Problem statement: Look through the material below. Copy every line with the string "diagram" in it.

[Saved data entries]

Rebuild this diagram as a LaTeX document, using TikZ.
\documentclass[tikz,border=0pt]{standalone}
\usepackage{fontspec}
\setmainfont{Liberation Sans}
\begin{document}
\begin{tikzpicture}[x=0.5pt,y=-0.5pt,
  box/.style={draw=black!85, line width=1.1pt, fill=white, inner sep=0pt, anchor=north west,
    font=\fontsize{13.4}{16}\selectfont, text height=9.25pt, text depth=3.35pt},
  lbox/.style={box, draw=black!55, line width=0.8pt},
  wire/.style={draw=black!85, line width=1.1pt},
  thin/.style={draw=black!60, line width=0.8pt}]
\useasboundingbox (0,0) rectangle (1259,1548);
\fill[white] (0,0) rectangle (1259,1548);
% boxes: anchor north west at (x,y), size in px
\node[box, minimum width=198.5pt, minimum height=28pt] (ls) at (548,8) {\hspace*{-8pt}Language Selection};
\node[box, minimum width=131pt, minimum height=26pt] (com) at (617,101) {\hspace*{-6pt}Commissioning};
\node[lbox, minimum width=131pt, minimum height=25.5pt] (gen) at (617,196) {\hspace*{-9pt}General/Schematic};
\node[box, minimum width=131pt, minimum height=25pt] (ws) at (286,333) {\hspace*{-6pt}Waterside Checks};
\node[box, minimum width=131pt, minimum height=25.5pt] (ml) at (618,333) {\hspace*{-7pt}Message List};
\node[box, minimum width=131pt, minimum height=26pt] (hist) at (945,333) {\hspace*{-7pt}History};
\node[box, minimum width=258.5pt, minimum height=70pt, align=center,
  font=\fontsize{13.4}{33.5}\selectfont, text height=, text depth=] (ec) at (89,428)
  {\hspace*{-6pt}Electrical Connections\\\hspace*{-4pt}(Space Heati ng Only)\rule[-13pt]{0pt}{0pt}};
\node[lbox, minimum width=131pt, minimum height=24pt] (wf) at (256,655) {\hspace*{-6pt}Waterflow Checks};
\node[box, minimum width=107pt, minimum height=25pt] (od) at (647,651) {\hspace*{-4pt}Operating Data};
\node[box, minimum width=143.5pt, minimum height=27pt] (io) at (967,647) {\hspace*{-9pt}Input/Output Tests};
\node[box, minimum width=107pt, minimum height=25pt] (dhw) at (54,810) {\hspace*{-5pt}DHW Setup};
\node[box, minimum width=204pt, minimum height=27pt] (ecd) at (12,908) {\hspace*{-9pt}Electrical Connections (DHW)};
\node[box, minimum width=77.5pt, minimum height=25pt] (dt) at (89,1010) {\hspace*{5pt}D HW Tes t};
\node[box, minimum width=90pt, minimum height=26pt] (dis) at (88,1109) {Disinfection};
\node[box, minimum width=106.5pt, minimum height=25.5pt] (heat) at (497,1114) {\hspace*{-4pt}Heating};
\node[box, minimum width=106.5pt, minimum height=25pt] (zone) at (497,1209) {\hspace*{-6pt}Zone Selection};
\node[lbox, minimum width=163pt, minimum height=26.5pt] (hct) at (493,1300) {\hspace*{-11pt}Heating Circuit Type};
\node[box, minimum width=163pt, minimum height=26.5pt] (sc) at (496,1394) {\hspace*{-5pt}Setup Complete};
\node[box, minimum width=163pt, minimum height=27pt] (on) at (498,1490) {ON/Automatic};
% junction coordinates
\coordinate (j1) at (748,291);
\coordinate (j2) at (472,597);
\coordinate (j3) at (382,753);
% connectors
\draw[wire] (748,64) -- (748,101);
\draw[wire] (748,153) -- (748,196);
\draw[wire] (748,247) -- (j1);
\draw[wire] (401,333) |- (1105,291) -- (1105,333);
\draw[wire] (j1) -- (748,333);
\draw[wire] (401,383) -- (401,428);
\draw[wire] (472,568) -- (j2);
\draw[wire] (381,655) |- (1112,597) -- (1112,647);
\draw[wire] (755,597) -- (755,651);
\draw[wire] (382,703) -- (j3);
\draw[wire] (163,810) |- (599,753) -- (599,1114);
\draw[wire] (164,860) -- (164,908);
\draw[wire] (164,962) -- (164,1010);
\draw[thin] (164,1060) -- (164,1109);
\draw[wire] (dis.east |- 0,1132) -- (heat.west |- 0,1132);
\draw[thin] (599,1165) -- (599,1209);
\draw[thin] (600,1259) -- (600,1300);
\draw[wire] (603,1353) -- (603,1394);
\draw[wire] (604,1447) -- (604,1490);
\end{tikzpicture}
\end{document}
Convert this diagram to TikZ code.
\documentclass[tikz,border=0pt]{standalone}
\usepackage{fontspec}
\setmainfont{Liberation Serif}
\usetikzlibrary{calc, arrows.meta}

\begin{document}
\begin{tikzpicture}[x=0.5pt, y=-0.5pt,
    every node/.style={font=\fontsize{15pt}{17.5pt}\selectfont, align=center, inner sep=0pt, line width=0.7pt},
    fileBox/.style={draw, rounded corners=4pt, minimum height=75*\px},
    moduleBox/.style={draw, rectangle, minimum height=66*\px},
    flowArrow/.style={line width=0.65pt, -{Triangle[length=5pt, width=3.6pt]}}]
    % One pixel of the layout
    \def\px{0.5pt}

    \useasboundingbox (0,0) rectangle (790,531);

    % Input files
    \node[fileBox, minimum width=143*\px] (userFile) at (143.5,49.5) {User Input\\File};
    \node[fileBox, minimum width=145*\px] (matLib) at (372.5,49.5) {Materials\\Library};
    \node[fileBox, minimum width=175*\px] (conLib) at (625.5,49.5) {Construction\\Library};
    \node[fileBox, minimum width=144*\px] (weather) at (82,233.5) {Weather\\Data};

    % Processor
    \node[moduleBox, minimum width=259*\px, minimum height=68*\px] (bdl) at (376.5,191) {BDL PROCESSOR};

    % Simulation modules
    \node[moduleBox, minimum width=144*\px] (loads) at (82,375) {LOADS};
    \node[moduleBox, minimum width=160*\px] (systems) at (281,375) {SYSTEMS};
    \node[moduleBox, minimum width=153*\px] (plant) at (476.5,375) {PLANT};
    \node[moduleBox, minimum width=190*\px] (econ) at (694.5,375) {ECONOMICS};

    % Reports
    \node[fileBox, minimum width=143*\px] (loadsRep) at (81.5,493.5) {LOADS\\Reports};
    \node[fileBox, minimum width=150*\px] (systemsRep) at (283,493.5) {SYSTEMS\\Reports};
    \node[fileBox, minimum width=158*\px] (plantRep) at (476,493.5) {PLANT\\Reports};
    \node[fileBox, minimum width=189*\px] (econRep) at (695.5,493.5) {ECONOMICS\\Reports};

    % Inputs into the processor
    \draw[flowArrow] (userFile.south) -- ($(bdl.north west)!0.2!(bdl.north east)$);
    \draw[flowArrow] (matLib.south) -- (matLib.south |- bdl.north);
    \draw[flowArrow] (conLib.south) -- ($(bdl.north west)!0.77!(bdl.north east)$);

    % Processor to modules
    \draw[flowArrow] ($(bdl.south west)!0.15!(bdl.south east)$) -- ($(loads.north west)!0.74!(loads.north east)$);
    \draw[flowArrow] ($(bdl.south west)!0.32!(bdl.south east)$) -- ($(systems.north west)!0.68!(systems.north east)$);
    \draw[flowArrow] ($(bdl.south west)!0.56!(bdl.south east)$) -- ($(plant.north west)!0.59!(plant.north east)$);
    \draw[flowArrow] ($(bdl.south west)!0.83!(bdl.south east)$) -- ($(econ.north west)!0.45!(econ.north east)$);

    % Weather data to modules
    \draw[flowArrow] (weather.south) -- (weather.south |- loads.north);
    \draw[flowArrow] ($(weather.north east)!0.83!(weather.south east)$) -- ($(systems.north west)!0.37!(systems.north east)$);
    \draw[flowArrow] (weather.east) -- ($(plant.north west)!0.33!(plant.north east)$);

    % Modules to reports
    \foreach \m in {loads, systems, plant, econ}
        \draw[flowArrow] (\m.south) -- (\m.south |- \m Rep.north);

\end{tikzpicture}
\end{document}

Completed exercise:
Rebuild this diagram as a LaTeX document, using TikZ.
Convert this diagram to TikZ code.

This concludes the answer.